I know there have been previous postings on this thread about GELLATLY (various spellings) in Perthshire, but maybe not about this lot.
My father's family all came from Fife, where I was brought up myself, with one exception - my 3 x great-grandfather David Gellatly, who married Catherine Tarvit ("Tervate") of Cellardyke, Kilrenny parish, Fife, in 1799 at Inchture, Perthshire. David and Catherine were to settle in Catherine's home village in Fife where he went to the fishing.
I happen to know that Catherine was a younger sister of Elspeth Tarvit of Cellardyke who in 1794 married George Gellatly at Inchture. Their marriage and the birth of their first child is recorded in the Kilrenny OPR. And when Catherine fell pregnant in 1789 and was cross-examined by the kirk-session of Kilrenny about the father of her child, she told them a cock and bull story about being ravished by a man in sailor's costume while she was walking along the road from Dundee to visit her sister at Abernyte (neighbouring village to Inchture). At least the bit about visiting her sister in Perthshire has the ring of truth (she eventually confessed that the father of her child was a local farmer in Kilrenny).

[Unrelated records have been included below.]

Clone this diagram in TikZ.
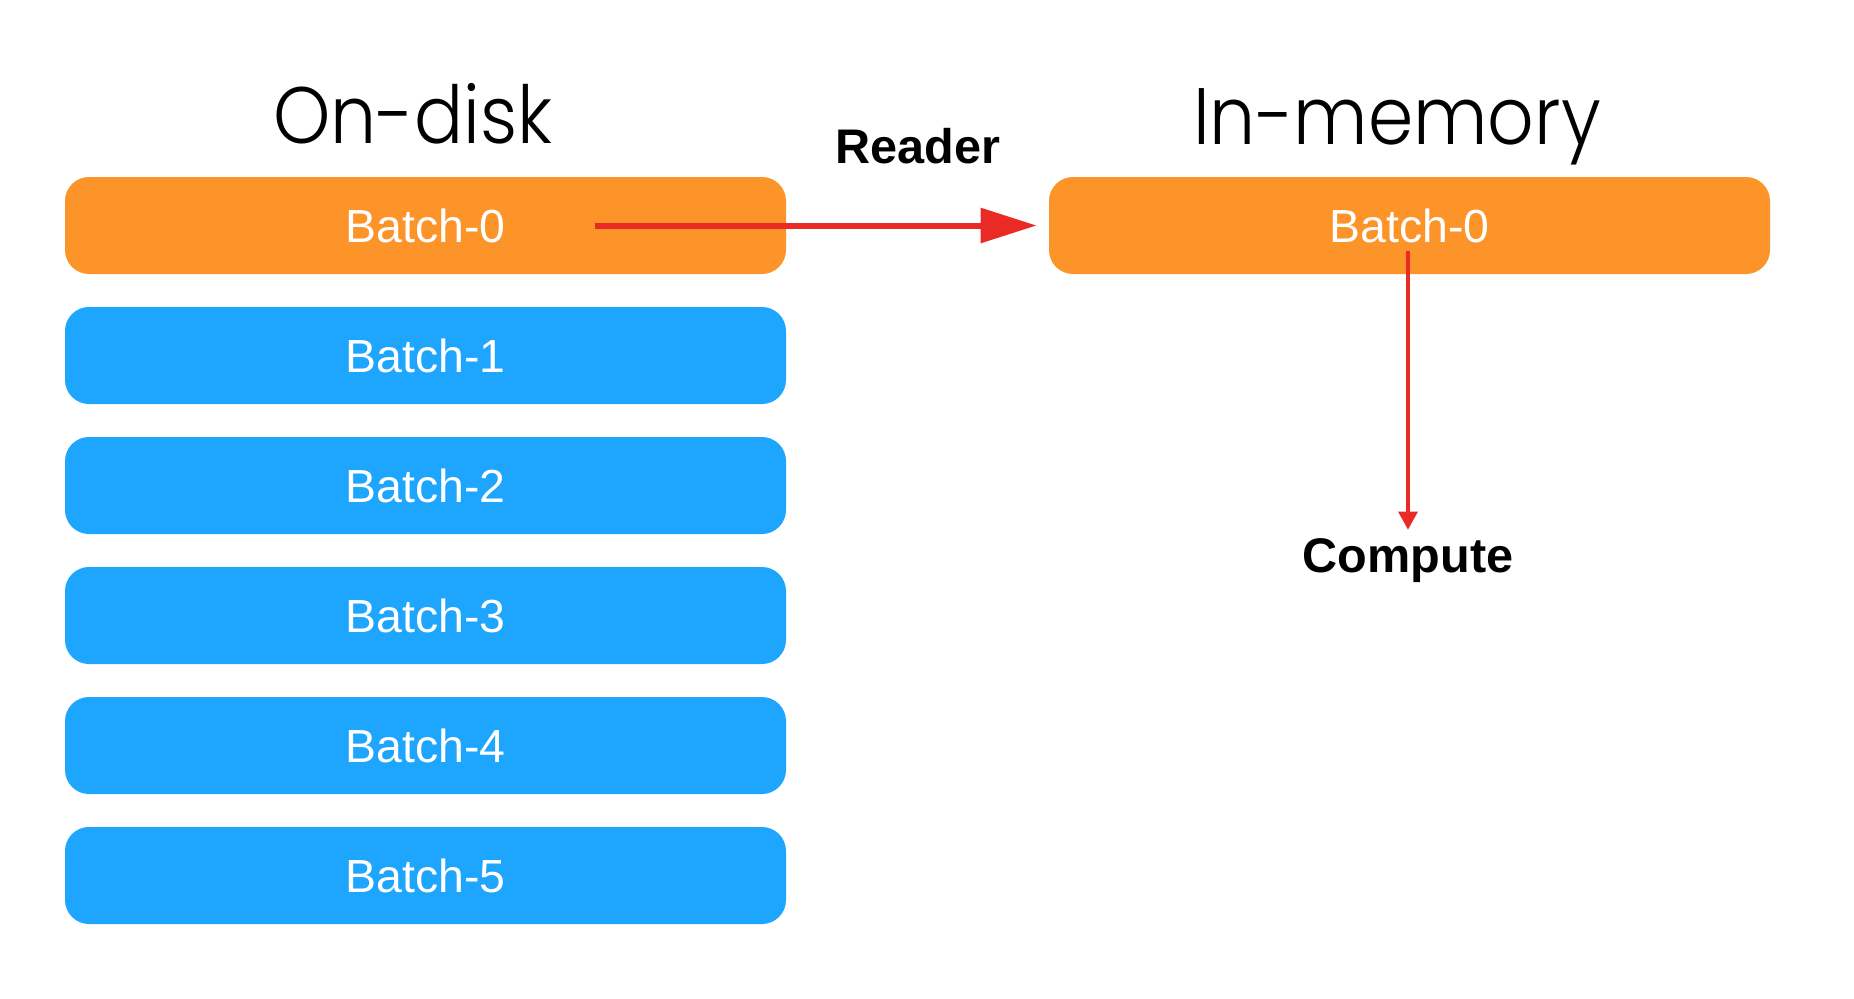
\documentclass[tikz,border=0pt]{standalone}
\usepackage{fontspec}
\setmainfont{Liberation Sans}
\newfontfamily\titlefont{Poppins Light}
\usetikzlibrary{arrows.meta}
\definecolor{batchorange}{RGB}{252,148,41}
\definecolor{batchblue}{RGB}{30,165,254}
\definecolor{flowred}{RGB}{234,42,36}
\newcommand{\narrow}[1]{\scalebox{0.91}[1]{#1}}

\begin{document}
\begin{tikzpicture}[x=0.5pt,y=-0.5pt,
  batch/.style={rectangle, rounded corners=12pt, minimum width=360.5pt,
    minimum height=48.5pt, inner sep=0pt, text=white,
    font=\fontsize{23.2pt}{26pt}\selectfont},
  title/.style={anchor=base, inner sep=0pt, font=\titlefont\fontsize{40pt}{44pt}\selectfont},
  label/.style={anchor=base, inner sep=0pt, font=\bfseries\fontsize{24.3pt}{28pt}\selectfont},
  flow/.style={draw=flowred, line width=3pt, -{Triangle[length=28pt,width=17pt]}}]
\useasboundingbox (0,0) rectangle (1854,998);

\node[title] (ondisk) at (413,143) {\narrow{On-disk}};
\node[title] (inmem) at (1397,144) {\narrow{In-memory}};

\node[batch, fill=batchorange] (b0) at (425.5,225.5) {Batch-0};
\foreach \i in {1,...,5}
  \node[batch, fill=batchblue] (b\i) at (425.5,225.5+130*\i) {Batch-\i};

\node[batch, fill=batchorange] (mem) at (1409.5,225.5) {Batch-0};

\node[label] (reader) at (918,163) {Reader};
\node[label] (compute) at (1408,572) {Compute};

\coordinate (rd) at (595,225.5);
\coordinate (cp) at (1408,251);
\draw[flow, shorten >=6pt] (rd) -- (mem.west);
\draw[flow, line width=1.6pt, -{Triangle[length=9pt,width=9.5pt]}, shorten >=4pt] (cp) -- (compute.north);
\end{tikzpicture}
\end{document}
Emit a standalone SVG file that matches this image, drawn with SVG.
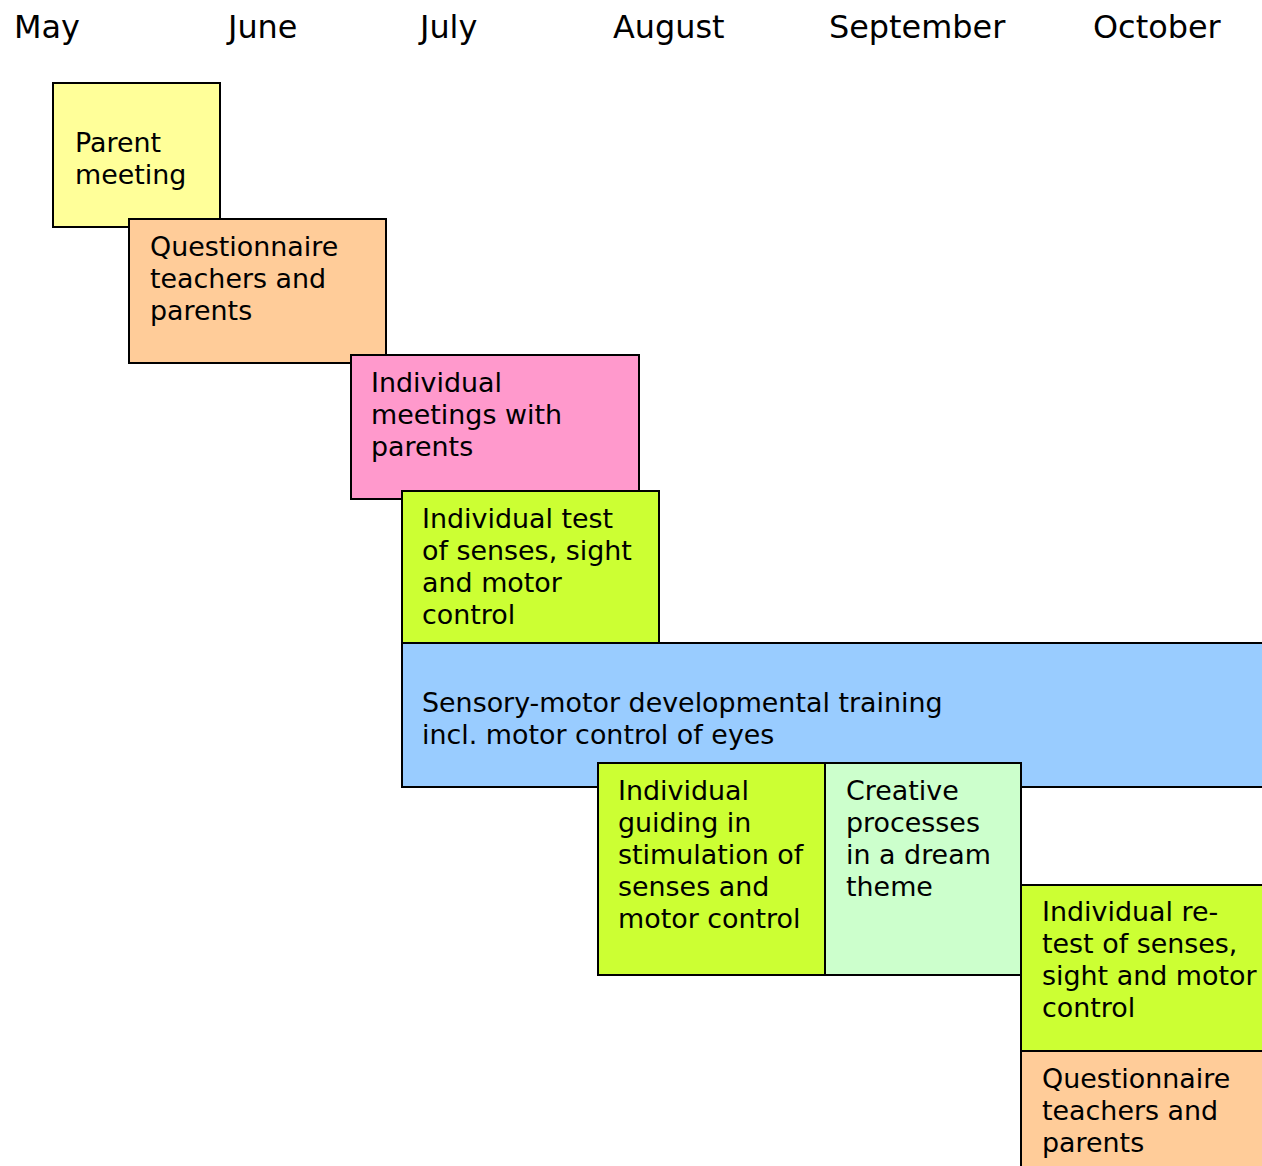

Anyway, it looks as if two Tarvit sisters from Fife married two Gellatly brothers from Inchture, but the trouble with that theory is that I cannot find a birth or death for this George Gellatly. Haven't got a clue who he was! But David Gellatly, my ancestor, died in Cellardyke, Kilrenny parish, just weeks before the 1851 Kilrenny census (couldn't you have held on for just a few more weeks, grandad!!), and his age at death is given in the OPR as 73. That suggests a birth around 1777-78. The 1841 census of Kilrenny (with Cellardyke)
confirms that he was not born in Fife. I think he is the David "Gallitly" born in 1777 at Moneydie, Perthshire, to Patrick Gallitly and Jean McCrobie. Unfortunately this couple don't seem to have had a son called George. I have traced these Gallitlys/Gellatlys back to Auchtergaven.
Patrick Gallitly and Jean McCrobie or Crobie have a headstone in Moneydie churchyard. I've never been there, and if anyone living locally can be bothered to visit the churchyard, I'd be interested to know if the stone is still legible and worth taking a photo of.
The mysterious George Gellatly and his wife Elspeth Tarvit had at least 8 children I know of so they must have descendants at the present day. I wonder if any of them are reading this?